There are people in the world who choose to keep no more than 5 garments in their closet because they want to show solidarity with those who have less. For example, nuns. Or hippies. They have made a decision that things such as halter tops are not necessities and choose, instead, to optimize their resources for a greater cause.
Never in my life have I made such a decision (thought I’m always impressed by it), however my wardrobe now bears a remarkable resemblence to that of the Sisters of Charity. I have a black skirt, gray skirt and white skirt. I have no less than 3 Gap T’s in black and white. I have 2 dresses that are white and green. And 2 pair of denim shorts, one with a rather large hole in the right thigh (it came with a pseudo-hole for an authentic look, but once the hole busted open to a real hole it’s just says “trashy”).
I wish that I could say that my lack of fashionability was for the “greater good” but really it stems from some of my deeper issues:
1. I just had a baby. Anything remotely cute also gathers around the belly button.
2. I have a deep fear of buyers remorse and therefore I never purchase anything that I might regret. So I buy basically plain t-shirts (which, by the way, are cut trim through the middle, so they’re not even functional for me right now!).
3. I’ve exchanged the “frugal” title in for “a downright tightwad” and never – EVER – purchase unless it’s on sale or I have some sort of discount. I can’t even tell you the last thing I bought at full price. You might be quite impressed, but what this really means is that I only purchase things that NO ONE ELSE WANTED IN THE FIRST PLACE.
4. I only see the unattainable. I have several people in my life who are fabulous dressers. So much so that I never see them in something ugly. I, on the other hand, know that I step out in ugliness, so I figure I can’t be like them. So I rarely try.
5. I’m a “saver” – and not just with my money. If I have something cute to wear, I rarely don it for the grocery store. I keep it back – I might want to wear it to XYZ. However, I never go to XYZ, and when I do, I feel so overdressed that I take off the trendy garment of choice to put on a black skirt with a white Gap T, if they fit.

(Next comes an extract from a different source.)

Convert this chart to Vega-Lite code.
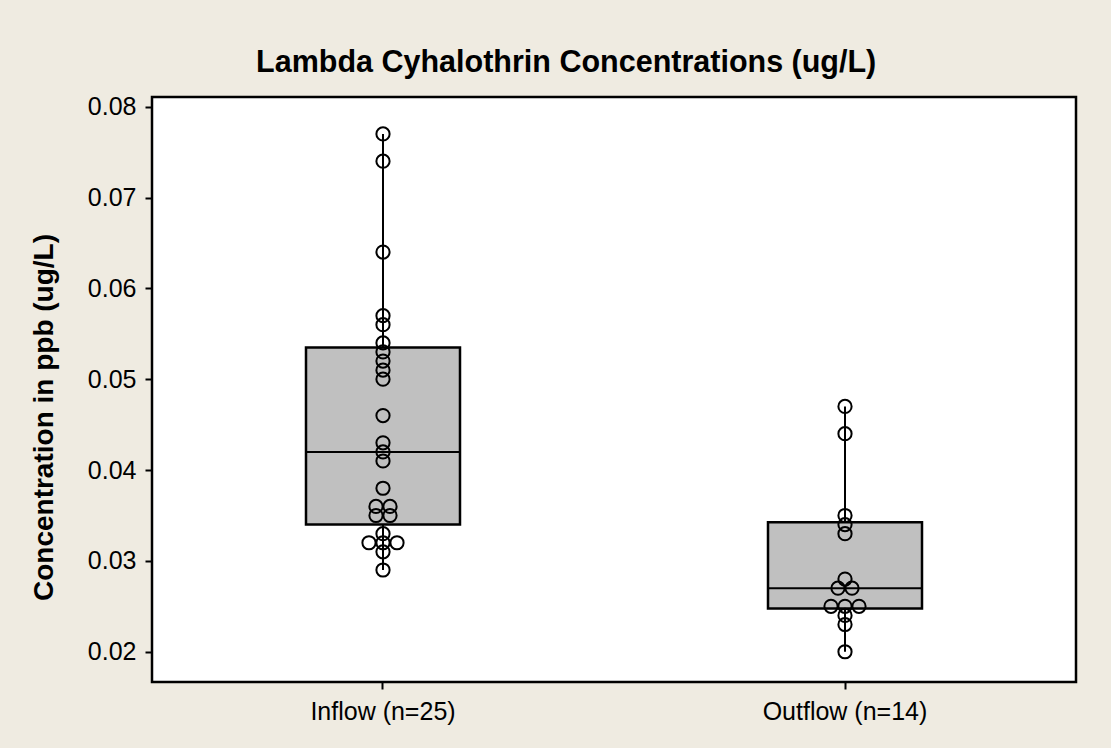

As evidence that I’ve lost all fashion credibility, I offer this: today is the first time I’ve done my hair since this past weekend (read: Sunday). I know this because I just pulled the straightener out of my bag.
Today is Thursday.
It really sounds like I need an action plan of cuteness. But clothes are expensive! My poor mother has tried not to let me fall into the depths of new-mom frumpy despair, but it seems that in my fashion hiatus that we’ve experienced a bit of inflation and a $30 gift card just doesn’t go that far. But I suppose that’s how the long road is walked: one pair of shoes at a time.